Mais quelque chose résiste. Tenace, reste l’évocation du jouet. Ce Jimmy de plastique, les mains aux épaules, on dirait quand même un petit Action Man, qu’un enfant, dans un fugace instant de clairvoyance dans les histoires de super-héros qu’il se raconte aurait vu faillible, mortel, un instant pendant lequel il aurait vu dans l’incarnation de testostérone, de virilité et de puissance, la possibilité d’y passer, et lui aurait organisé des funérailles en conséquence, comme il en a vécu quelque-unes, sans trop comprendre, si ce n’est que la vieille tantine, il ne la reverrait plus.

Tous les artistes et les objets de culte évoqués ont en commun un usage face à la mort. Certains assuraient une intercession entre deux mondes, celui des vivants et des morts, entre lesquelles des communications étaient possibles. Les seconds, les formes des James Lee Byars, Caravage ou Jas Ban Ader, avaient aussi pour fonction de conjurer la mort, l’arrêt brutal. De continuer d’exister à travers autre chose que soi, mais qui est soi aussi, c’est-à-dire son œuvre. Plus largement, l’histoire du portrait est peuplée d’angoissés à l’idée qu’on les oublie, et qui se sont mués dans le silence des images pour qu’on continue à les regarder. Aujourd’hui, Dieu nous a quitté, ne nous laissant rien, en tout cas peu d’espoir sur ce qui peut nous arriver ensuite, et les discours déclinistes, voire apocalyptiques ou « collapsologique », sont passés de potentialités à certitude. Les civilisations passent, on le sait. Paul Valéry l’a écrit, Thomas Cole l’a peint, et nous ne sommes ni les premiers, ni les derniers, à subir cette urgence apocalyptique, mais sans jamais penser qu’on atteindrait le degré d’interpénétration de notre monde, que les civilisations deviendraient une, que le péril serait partagé.
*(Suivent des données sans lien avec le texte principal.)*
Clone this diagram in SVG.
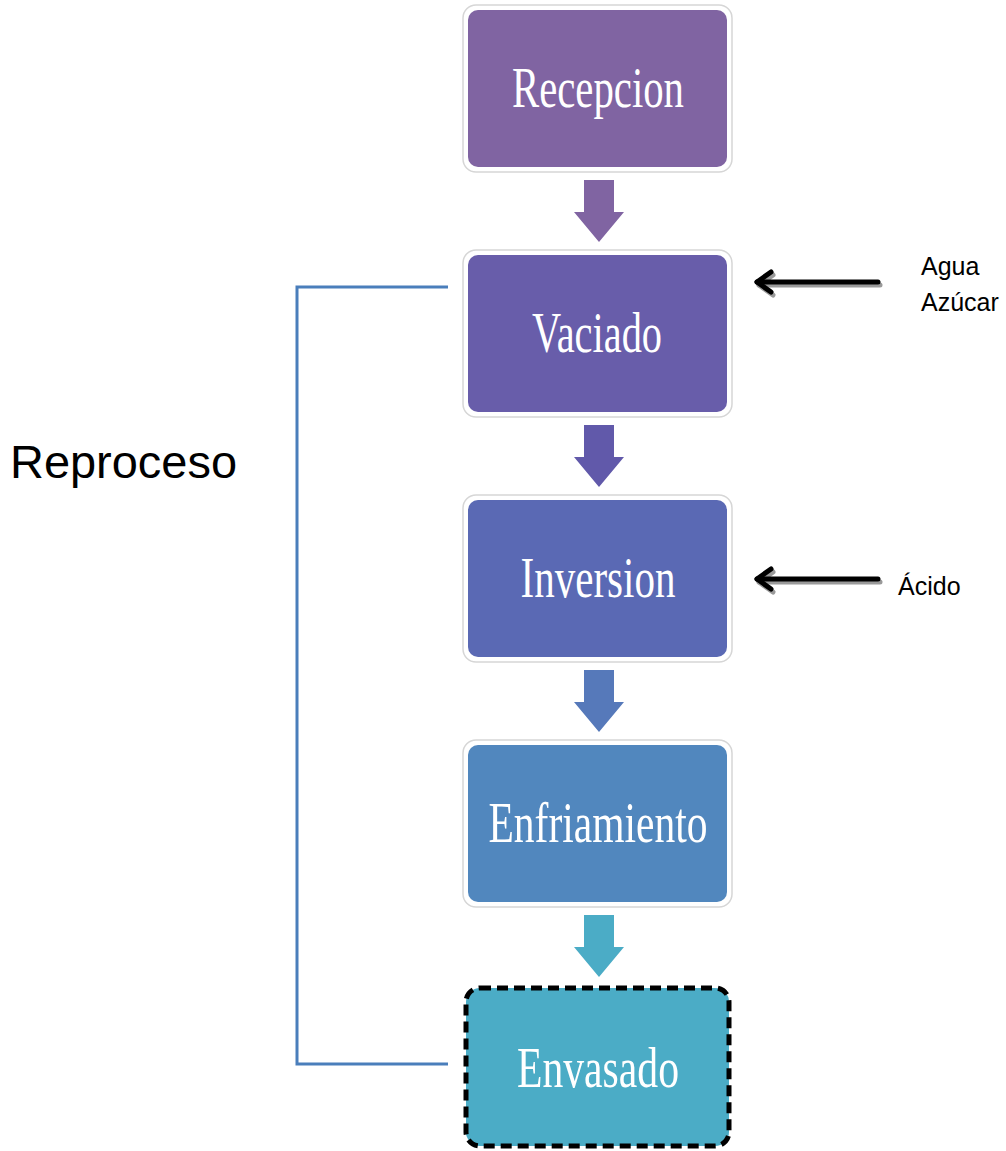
<svg xmlns="http://www.w3.org/2000/svg" width="1006" height="1151" viewBox="0 0 1006 1151">
<style>
.frame{fill:#ffffff;stroke:#d6d6d6;stroke-width:1.5}
.lbl{font-family:"Liberation Serif","Times New Roman",serif;font-size:56px;fill:#ffffff;text-anchor:middle}
.side{font-family:"Liberation Sans",Arial,sans-serif;font-size:25px;fill:#000000}
.blk{stroke:#000;stroke-width:5;fill:none;stroke-linecap:round;stroke-linejoin:round}
.shd{stroke:#9a9a9a;stroke-width:5;fill:none;stroke-linecap:round;stroke-linejoin:round}
</style>
<rect width="1006" height="1151" fill="#ffffff"/>
<g id="recepcion">
<rect class="frame" x="463" y="5" width="269" height="167" rx="13"/>
<rect x="468" y="10" width="259" height="157" rx="10" fill="#8064A2"/>
<text class="lbl" x="598" y="107" textLength="172" lengthAdjust="spacingAndGlyphs">Recepcion</text>
</g>
<g id="vaciado">
<rect class="frame" x="463" y="250" width="269" height="167" rx="13"/>
<rect x="468" y="255" width="259" height="157" rx="10" fill="#685DAA"/>
<text class="lbl" x="597" y="352" textLength="130" lengthAdjust="spacingAndGlyphs">Vaciado</text>
</g>
<g id="inversion">
<rect class="frame" x="463" y="495" width="269" height="167" rx="13"/>
<rect x="468" y="500" width="259" height="157" rx="10" fill="#5A69B4"/>
<text class="lbl" x="598" y="597" textLength="155" lengthAdjust="spacingAndGlyphs">Inversion</text>
</g>
<g id="enfriamiento">
<rect class="frame" x="463" y="740" width="269" height="167" rx="13"/>
<rect x="468" y="745" width="259" height="157" rx="10" fill="#5187BE"/>
<text class="lbl" x="598" y="842" textLength="219" lengthAdjust="spacingAndGlyphs">Enfriamiento</text>
</g>
<g id="envasado">
<rect x="466" y="988" width="263" height="158" rx="14" fill="#4BACC6" stroke="#000" stroke-width="5" stroke-dasharray="11 6"/>
<text class="lbl" x="598" y="1087" textLength="162" lengthAdjust="spacingAndGlyphs">Envasado</text>
</g>
<g id="reproceso-label">
<text x="10" y="478" font-family="'Liberation Sans',Arial,sans-serif" font-size="46" fill="#000" textLength="227" lengthAdjust="spacingAndGlyphs">Reproceso</text>
</g>
<g id="inputs">
<text class="side" x="921" y="275">Agua</text>
<text class="side" x="921" y="311">Azúcar</text>
<text class="side" x="898" y="595">Ácido</text>
</g>
<g id="connectors">
<polygon points="584,180 614,180 614,212 624,212 599,242 574,212 584,212" fill="#8064A2"/>
<polygon points="584,425 614,425 614,457 624,457 599,487 574,457 584,457" fill="#6159AA"/>
<polygon points="584,670 614,670 614,702 624,702 599,732 574,702 584,702" fill="#5679BA"/>
<polygon points="584,915 614,915 614,947 624,947 599,977 574,947 584,947" fill="#4BACC6"/>
<polyline points="448,287 297,287 297,1064 448,1064" fill="none" stroke="#4A7EBB" stroke-width="3"/>
<g transform="translate(2,3)">
<line class="shd" x1="878" y1="282" x2="757" y2="282"/>
<polyline class="shd" points="771,272 757,282 771,292"/>
<line class="shd" x1="878" y1="579" x2="757" y2="579"/>
<polyline class="shd" points="771,569 757,579 771,589"/>
</g>
<line class="blk" x1="878" y1="282" x2="757" y2="282"/>
<polyline class="blk" points="771,272 757,282 771,292"/>
<line class="blk" x1="878" y1="579" x2="757" y2="579"/>
<polyline class="blk" points="771,569 757,579 771,589"/>
</g>
</svg>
L’autoportrait que nous livre Jimmy Ruf est une image dérisoire, mais non cynique. Conscient, je pense, qu’il est devenu difficile pour un artiste de penser la postérité, il n’a pas cherché à dépasser son statut, sa finitude, par une œuvre flamboyante, pathétique, qui lui survivrait. Bien sûr que Jimmy pense à sa propre mort en agissant ainsi. Mais, quand un artiste se met à mort, c’est le genre humain qu’il emporte dans les plis de son linceul. Retour du soin. Volonté toute christique de laver le péché du monde. Conjurer le sort d’une humanité en péril, mais sans la flamboyante arrogance d’un Jésus torturé, dont la mort a été souhaitée et acclamée par une foule en délire, qui a souffert le pire martyre que l’on puisse essuyer. Ce petit corps gît dans une mort trop grande pour lui, comme celle qui nous attend. Petite mort, étriquée, dont nous sommes la propre cause, par notre agitation et notre cupidité. La ciguë, on ne nous l’a pas imposée, on l’a bue seuls.
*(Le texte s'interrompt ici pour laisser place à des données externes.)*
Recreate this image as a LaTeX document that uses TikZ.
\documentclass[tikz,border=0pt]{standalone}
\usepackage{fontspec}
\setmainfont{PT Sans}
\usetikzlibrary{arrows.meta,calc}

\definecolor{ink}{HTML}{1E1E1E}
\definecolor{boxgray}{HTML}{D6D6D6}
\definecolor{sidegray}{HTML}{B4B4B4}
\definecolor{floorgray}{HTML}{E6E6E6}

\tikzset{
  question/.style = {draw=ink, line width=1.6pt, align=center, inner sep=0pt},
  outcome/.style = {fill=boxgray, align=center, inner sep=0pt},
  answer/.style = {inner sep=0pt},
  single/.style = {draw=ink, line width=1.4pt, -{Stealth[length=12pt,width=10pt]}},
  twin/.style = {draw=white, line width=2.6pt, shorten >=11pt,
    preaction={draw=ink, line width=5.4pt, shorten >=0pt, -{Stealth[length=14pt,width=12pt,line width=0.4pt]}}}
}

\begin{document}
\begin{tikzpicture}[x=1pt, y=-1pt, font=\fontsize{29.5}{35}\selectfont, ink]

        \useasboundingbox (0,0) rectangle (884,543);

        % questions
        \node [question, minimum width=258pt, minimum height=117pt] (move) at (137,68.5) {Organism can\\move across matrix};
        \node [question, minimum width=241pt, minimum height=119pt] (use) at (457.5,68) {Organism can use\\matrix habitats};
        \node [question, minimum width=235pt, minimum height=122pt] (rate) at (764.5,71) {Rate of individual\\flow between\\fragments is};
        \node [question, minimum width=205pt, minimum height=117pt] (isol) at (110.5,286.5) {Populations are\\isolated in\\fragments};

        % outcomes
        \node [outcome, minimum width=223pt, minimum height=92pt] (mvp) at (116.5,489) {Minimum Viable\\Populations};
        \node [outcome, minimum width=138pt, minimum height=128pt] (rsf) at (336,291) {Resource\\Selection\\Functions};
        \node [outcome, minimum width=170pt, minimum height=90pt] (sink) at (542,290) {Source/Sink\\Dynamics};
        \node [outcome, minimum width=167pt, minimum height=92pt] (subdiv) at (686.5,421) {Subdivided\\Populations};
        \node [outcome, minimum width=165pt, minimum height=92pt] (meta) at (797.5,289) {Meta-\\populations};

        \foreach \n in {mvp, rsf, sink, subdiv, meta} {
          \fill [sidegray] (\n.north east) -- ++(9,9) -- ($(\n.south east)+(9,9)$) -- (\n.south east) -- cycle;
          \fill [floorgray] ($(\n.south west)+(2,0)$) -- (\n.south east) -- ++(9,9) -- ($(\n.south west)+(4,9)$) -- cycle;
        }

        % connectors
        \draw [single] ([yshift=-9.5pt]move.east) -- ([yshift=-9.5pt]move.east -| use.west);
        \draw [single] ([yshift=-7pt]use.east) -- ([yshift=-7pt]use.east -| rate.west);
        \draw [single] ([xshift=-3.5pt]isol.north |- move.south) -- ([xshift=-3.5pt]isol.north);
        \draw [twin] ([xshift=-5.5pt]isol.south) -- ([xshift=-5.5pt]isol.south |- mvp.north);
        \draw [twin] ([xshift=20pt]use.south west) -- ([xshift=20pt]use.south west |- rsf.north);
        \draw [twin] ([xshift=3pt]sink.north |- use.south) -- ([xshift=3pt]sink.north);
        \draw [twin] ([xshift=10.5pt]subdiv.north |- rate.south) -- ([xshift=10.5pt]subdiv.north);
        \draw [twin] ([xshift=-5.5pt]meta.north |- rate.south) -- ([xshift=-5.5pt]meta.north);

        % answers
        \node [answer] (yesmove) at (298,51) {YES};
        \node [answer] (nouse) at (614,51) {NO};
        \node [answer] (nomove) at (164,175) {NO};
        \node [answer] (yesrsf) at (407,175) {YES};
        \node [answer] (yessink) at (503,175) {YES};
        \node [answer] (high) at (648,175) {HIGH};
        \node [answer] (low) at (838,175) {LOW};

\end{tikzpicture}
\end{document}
Sans cette perspective, que quelque chose nous survive, enfants, œuvres, nous devons réapprendre à mourir, à habiter le présent. Dans cette synthèse des cultes et des arts, rendue inopérante par l’urgence de notre situation, de notre condition, Jimmy Ruf nous sert une vanité fiévreuse. Même la vanité est vaniteuse, même la vanité est vaine. Message de mort sublime, beau et angoissant, prophétique.